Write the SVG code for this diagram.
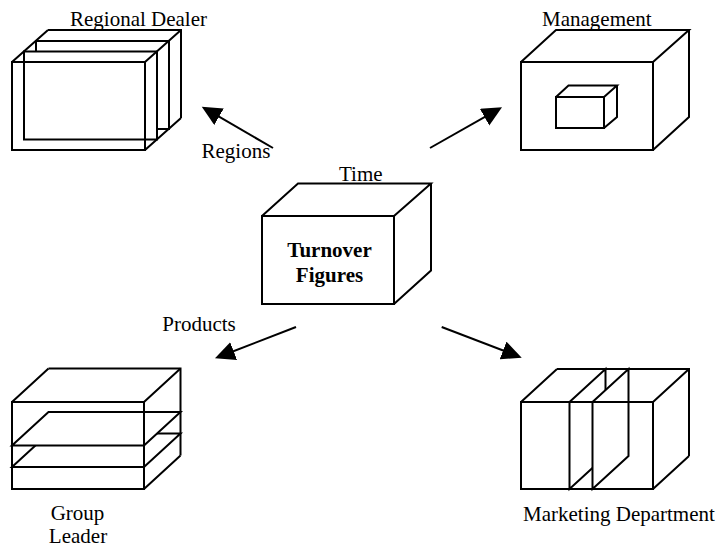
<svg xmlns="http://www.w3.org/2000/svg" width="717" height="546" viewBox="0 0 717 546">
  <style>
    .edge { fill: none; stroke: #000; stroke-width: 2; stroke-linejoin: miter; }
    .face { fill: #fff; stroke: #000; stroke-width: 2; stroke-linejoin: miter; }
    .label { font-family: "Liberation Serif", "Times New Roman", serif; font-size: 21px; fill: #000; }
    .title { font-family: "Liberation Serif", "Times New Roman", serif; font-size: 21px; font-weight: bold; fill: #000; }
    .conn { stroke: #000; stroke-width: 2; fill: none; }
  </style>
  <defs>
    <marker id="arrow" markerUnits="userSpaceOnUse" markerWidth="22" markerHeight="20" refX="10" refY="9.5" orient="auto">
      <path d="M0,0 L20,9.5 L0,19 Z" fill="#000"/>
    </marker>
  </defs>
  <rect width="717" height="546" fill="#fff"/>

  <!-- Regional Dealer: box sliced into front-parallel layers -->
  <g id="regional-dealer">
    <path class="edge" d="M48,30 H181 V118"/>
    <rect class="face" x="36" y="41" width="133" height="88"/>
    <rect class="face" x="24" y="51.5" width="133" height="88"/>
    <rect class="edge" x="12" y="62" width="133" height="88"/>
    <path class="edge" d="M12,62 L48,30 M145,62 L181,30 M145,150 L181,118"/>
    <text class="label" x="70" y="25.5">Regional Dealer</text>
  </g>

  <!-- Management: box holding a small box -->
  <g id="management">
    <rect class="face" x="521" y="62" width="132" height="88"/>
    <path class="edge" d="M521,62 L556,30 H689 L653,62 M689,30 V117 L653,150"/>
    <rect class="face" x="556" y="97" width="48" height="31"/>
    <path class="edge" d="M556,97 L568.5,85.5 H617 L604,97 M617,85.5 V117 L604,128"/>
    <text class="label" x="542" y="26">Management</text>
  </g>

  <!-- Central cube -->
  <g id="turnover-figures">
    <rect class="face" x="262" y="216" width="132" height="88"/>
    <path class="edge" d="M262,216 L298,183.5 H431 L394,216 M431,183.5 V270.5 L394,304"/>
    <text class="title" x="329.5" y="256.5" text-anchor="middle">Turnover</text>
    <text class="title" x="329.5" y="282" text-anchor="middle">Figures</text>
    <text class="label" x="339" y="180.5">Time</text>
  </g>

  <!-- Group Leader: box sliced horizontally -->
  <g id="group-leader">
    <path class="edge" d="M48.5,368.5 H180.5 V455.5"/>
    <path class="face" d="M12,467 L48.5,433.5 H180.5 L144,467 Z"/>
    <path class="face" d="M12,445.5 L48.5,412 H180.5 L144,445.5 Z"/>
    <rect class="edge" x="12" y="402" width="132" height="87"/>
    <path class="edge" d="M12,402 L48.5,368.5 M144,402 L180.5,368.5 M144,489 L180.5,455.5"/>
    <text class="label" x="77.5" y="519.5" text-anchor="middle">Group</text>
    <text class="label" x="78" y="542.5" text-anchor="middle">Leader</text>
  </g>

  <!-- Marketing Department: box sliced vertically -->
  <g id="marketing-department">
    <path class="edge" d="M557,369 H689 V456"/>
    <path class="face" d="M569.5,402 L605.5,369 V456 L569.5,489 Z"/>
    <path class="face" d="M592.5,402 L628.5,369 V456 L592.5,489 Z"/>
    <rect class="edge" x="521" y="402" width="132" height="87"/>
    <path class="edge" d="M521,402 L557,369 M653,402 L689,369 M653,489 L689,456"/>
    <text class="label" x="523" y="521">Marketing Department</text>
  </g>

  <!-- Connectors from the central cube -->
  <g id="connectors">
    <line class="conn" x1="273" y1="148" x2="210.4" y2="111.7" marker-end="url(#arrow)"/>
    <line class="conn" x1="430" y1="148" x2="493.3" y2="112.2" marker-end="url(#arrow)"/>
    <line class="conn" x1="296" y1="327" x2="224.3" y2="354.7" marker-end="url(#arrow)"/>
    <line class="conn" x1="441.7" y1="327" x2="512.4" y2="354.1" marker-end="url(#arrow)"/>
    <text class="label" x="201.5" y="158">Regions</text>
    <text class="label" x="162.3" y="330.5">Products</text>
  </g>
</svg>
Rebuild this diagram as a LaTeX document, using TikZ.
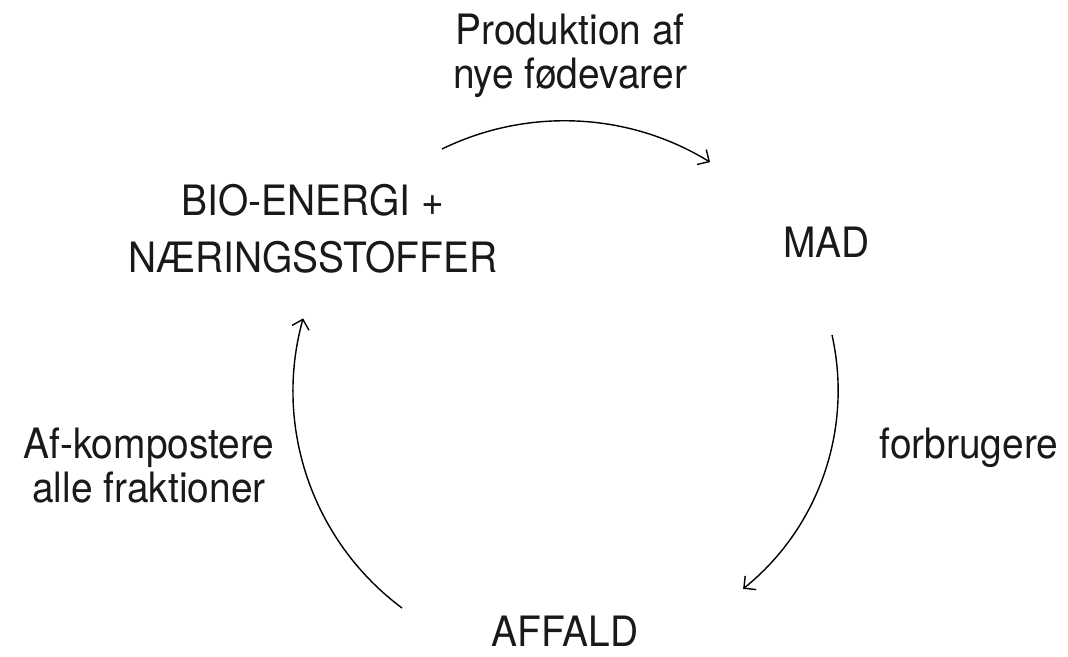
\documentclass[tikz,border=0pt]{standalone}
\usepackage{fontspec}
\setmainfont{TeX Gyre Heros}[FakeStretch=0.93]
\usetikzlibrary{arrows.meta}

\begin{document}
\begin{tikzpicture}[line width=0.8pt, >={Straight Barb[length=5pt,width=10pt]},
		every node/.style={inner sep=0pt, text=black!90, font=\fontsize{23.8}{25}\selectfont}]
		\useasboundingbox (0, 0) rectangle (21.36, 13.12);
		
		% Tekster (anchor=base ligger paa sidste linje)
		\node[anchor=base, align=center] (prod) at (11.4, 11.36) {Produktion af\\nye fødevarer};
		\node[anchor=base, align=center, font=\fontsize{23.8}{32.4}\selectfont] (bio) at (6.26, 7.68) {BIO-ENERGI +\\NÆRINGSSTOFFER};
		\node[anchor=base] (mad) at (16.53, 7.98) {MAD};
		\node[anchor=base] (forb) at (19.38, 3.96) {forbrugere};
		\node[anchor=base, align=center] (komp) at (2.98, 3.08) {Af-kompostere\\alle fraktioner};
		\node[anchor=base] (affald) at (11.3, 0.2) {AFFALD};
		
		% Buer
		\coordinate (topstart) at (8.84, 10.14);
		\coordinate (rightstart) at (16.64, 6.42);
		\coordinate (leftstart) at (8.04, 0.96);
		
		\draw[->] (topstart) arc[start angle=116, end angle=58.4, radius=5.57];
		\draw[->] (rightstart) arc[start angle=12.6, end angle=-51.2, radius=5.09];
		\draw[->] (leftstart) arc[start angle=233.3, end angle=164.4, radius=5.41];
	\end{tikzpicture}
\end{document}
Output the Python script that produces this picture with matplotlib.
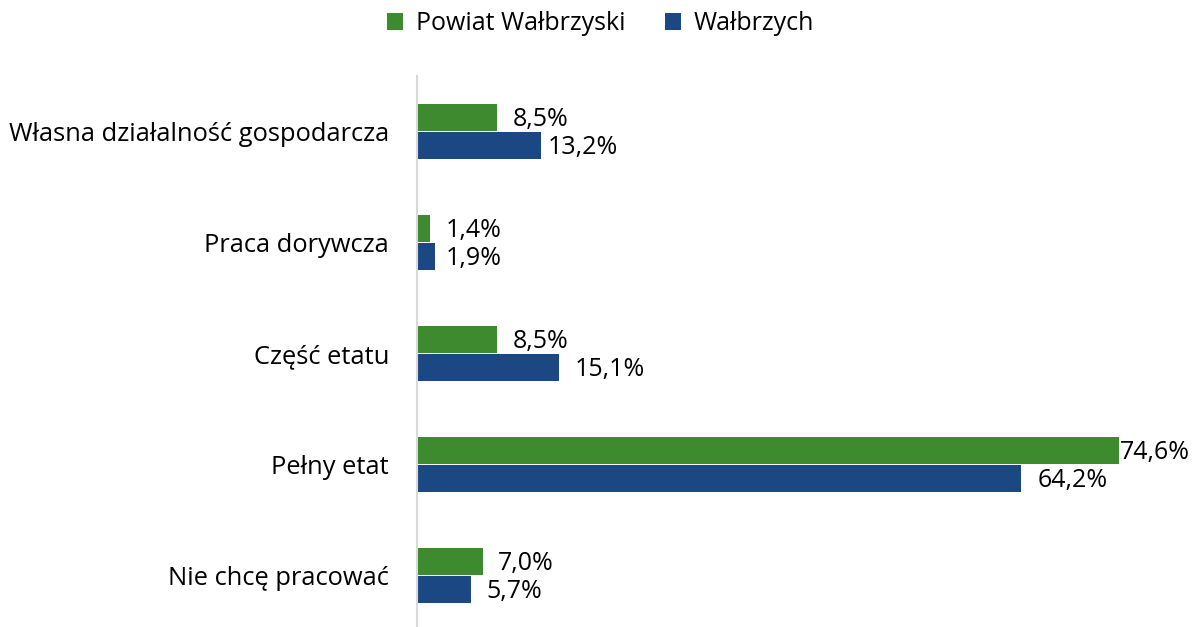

▸ **Work to complete**:
Find every line in the records that has the string "this", then state how many there are and nothing else.

▸ **Finished task**:
3